PROBLEM TO SOLVE:
Using the data below, gather each line that includes the word "script".

(Records excerpted from a collection)

- - -

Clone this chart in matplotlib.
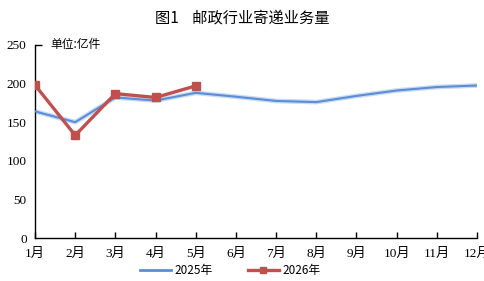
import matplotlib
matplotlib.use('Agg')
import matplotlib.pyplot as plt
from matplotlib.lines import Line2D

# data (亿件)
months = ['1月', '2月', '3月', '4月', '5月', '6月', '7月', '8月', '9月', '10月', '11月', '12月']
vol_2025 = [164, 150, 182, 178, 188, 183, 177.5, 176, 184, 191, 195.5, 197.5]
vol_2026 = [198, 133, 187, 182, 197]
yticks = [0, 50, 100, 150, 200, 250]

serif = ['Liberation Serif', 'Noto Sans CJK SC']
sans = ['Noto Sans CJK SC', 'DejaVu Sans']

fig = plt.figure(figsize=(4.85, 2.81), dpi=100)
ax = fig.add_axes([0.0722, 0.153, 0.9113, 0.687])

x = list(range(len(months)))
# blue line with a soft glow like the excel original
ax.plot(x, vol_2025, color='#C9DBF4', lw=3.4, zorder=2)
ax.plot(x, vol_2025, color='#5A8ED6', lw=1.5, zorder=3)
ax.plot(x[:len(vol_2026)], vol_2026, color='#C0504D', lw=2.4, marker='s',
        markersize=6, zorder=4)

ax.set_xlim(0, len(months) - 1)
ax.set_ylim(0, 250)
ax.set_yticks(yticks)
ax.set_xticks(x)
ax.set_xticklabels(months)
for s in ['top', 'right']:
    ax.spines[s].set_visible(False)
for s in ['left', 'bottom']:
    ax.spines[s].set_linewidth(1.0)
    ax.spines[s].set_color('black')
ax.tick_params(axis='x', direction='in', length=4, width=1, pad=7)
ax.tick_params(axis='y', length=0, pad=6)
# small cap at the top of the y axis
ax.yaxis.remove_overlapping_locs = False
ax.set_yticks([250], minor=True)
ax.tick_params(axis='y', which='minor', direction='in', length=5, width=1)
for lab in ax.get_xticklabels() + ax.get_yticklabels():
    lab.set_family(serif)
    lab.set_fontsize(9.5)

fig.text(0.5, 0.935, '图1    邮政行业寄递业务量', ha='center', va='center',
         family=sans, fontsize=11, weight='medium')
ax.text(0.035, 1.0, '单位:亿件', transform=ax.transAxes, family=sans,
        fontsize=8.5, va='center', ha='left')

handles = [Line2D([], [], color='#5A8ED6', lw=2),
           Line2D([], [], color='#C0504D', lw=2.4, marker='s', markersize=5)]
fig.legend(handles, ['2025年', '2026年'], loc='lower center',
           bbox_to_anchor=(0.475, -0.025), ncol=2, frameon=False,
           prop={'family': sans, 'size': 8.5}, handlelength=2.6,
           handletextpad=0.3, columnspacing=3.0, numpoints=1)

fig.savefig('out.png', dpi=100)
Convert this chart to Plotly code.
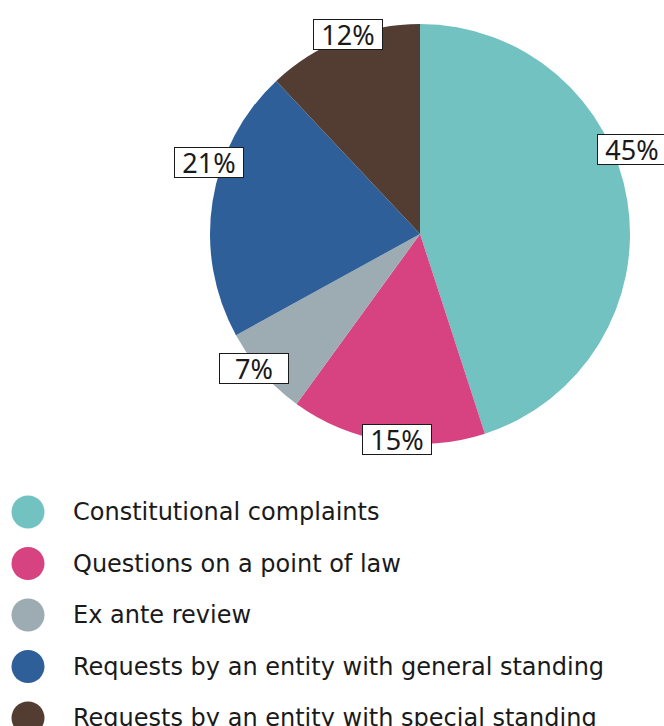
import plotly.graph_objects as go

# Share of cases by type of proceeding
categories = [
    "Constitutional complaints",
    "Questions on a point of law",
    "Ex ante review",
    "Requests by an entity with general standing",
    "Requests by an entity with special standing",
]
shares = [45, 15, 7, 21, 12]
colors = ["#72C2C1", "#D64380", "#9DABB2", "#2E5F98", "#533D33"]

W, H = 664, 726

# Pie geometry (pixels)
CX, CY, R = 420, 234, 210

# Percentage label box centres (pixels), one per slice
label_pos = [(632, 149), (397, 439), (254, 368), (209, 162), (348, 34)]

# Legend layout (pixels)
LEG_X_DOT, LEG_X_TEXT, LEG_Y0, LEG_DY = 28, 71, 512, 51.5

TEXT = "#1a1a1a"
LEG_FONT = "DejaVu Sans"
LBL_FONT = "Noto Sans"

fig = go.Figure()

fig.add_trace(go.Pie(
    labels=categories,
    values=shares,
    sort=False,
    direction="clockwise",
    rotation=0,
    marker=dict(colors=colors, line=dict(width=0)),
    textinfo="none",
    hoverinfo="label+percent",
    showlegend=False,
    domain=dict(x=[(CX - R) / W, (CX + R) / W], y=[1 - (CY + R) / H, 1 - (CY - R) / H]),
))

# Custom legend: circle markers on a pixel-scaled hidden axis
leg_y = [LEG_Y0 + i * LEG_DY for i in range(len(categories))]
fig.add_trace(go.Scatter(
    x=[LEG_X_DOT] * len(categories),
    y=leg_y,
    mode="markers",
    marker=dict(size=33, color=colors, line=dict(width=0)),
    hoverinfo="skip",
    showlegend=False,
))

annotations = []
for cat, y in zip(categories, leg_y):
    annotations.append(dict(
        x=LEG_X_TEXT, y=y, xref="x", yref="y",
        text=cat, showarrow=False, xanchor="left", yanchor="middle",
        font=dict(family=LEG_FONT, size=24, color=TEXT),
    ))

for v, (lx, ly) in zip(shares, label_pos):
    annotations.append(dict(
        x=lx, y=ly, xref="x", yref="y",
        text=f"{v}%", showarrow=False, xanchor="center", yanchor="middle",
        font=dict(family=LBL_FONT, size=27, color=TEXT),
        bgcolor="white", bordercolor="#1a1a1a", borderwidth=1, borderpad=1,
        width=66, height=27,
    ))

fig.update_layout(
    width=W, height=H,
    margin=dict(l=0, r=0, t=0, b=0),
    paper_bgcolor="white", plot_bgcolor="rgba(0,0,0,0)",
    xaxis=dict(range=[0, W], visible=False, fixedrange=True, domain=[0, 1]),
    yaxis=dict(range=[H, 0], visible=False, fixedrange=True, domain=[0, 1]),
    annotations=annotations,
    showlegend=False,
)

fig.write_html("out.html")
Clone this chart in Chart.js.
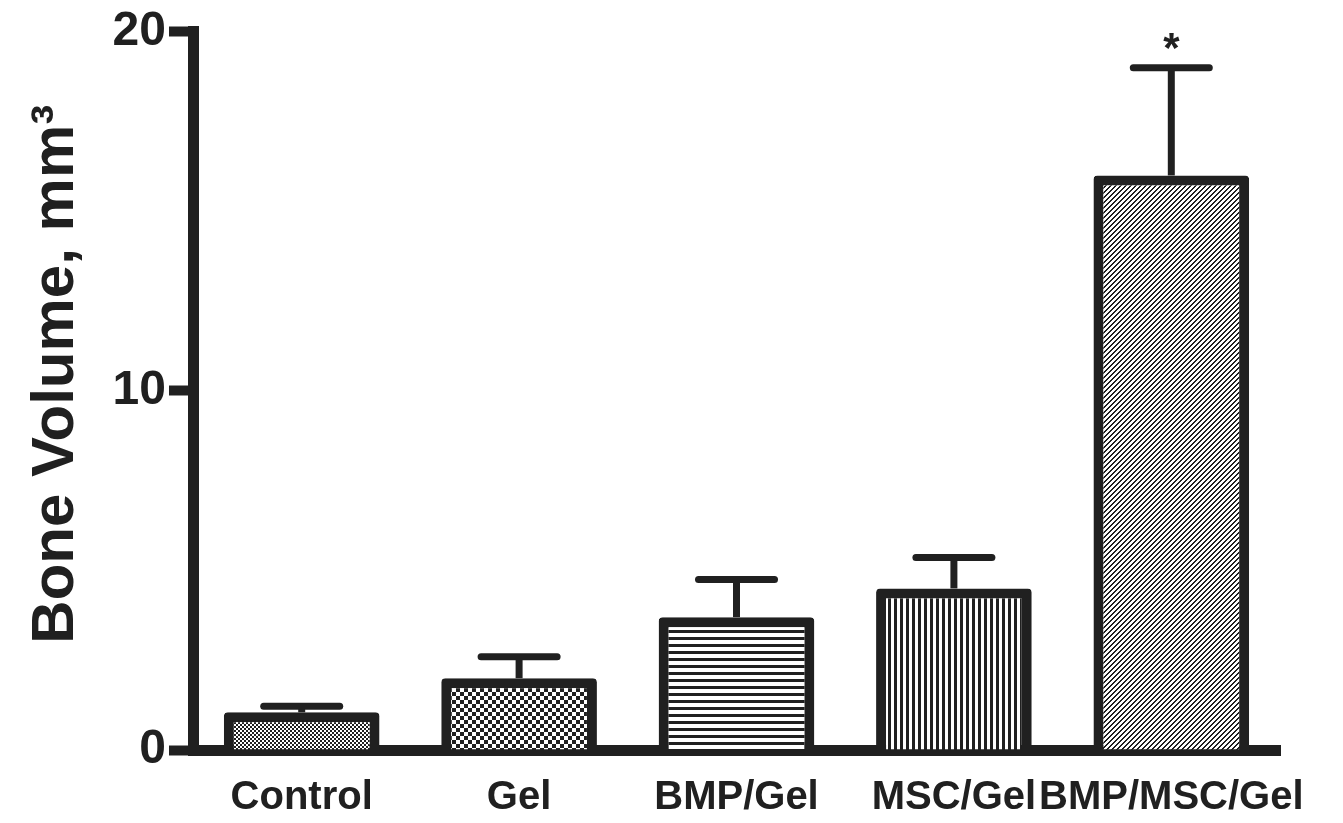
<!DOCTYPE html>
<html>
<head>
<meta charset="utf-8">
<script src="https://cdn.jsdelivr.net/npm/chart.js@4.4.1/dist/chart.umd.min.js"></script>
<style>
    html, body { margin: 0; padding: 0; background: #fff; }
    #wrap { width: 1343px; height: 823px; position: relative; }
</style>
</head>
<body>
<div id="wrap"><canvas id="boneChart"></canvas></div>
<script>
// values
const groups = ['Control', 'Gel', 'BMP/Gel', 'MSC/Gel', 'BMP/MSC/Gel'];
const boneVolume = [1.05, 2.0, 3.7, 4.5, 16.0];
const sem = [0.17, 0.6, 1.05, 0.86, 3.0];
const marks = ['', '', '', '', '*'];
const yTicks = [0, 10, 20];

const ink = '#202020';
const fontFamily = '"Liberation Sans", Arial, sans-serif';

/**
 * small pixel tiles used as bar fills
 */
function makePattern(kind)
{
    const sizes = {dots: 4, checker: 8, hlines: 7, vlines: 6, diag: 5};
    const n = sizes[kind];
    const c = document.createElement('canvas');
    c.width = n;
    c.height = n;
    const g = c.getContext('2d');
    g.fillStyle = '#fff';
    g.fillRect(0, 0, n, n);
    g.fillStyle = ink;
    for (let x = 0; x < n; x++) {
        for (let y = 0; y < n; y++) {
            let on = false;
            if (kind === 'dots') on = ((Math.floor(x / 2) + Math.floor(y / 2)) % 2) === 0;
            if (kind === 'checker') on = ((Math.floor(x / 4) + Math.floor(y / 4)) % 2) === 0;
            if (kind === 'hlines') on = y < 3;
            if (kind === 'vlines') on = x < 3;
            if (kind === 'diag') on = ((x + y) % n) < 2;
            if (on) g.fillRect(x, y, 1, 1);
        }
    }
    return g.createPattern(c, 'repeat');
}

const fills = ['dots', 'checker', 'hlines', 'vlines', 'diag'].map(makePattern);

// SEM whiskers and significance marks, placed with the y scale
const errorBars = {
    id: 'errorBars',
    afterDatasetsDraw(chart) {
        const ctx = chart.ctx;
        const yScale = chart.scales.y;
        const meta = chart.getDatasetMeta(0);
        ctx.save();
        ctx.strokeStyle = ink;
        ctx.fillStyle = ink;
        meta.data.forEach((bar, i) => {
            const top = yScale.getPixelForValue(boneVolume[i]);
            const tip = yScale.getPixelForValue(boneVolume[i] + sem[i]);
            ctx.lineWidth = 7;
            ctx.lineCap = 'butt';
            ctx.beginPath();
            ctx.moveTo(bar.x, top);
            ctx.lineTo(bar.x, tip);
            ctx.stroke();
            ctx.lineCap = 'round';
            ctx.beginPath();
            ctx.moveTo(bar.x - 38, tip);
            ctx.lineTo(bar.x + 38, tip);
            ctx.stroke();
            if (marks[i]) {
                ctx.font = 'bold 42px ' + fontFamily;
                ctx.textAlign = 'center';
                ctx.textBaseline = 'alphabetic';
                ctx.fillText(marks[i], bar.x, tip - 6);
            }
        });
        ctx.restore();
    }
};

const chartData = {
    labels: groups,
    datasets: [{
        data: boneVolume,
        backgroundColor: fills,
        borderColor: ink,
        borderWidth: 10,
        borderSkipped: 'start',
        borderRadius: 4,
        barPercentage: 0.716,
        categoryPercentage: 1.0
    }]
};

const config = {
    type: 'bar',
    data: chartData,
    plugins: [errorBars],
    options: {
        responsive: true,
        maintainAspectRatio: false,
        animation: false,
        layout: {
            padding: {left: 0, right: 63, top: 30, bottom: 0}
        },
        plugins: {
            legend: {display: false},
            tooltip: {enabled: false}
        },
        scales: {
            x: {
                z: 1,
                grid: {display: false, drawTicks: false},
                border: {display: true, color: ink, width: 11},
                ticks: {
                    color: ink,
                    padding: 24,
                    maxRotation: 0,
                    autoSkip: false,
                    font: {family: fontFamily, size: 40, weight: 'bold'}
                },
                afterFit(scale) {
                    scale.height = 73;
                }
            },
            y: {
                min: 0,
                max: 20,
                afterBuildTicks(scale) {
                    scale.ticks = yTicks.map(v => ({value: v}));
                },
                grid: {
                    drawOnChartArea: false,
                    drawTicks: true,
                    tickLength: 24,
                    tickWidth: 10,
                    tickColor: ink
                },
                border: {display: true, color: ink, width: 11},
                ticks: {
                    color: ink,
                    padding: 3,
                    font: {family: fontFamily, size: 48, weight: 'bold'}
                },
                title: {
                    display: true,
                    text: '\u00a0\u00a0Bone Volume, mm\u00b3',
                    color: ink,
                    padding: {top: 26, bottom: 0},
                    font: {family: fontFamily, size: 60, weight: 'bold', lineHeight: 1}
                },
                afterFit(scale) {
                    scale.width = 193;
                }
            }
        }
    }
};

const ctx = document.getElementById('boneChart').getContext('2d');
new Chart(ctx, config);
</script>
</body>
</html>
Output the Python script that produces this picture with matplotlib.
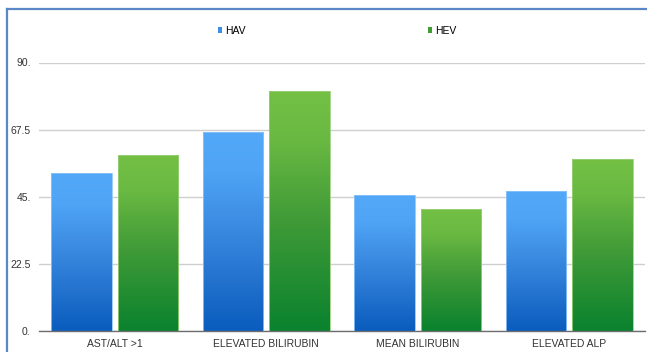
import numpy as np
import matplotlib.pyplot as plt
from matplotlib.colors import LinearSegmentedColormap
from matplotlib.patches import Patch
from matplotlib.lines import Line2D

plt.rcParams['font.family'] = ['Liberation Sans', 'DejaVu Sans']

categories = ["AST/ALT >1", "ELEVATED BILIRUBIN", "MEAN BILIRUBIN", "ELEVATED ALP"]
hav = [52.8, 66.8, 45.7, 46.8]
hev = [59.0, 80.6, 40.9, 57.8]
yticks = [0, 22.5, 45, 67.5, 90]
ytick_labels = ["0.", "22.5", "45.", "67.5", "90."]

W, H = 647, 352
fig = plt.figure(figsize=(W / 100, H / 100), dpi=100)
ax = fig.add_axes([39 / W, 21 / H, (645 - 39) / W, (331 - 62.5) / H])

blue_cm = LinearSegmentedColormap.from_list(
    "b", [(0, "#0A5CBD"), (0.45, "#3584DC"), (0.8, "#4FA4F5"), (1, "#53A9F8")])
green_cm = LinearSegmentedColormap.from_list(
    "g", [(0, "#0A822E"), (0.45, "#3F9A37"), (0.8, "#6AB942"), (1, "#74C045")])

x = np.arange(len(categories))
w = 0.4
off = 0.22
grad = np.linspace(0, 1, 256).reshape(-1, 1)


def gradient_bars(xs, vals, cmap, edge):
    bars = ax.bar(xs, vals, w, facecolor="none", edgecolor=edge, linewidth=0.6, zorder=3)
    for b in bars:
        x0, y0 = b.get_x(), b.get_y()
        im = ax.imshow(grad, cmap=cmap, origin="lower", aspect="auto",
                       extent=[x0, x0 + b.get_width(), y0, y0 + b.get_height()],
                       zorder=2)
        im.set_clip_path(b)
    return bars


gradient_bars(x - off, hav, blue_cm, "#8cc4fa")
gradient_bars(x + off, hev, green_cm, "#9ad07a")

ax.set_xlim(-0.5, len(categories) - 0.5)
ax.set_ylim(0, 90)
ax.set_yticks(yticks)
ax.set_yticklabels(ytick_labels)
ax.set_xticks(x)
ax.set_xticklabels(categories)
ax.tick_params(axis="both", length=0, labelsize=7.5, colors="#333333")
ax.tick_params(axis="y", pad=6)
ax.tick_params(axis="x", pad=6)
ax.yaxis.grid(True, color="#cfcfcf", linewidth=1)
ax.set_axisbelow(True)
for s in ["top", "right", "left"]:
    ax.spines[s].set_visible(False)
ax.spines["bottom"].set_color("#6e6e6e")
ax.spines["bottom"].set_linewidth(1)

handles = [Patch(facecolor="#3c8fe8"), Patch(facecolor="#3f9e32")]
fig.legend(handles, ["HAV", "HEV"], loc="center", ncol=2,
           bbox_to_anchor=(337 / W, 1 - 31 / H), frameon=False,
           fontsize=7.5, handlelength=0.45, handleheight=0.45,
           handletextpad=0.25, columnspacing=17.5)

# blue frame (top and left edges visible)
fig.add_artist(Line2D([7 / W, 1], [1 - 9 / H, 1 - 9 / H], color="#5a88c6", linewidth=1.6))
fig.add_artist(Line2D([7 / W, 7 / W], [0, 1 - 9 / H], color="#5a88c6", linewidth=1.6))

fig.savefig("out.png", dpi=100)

- - -

OUTPUT BELOW:
<script src="https://cdn.jsdelivr.net/npm/chart.js@4.4.1/dist/chart.umd.min.js"></script>
<script>
</script>
Output the Python script that produces this picture with matplotlib.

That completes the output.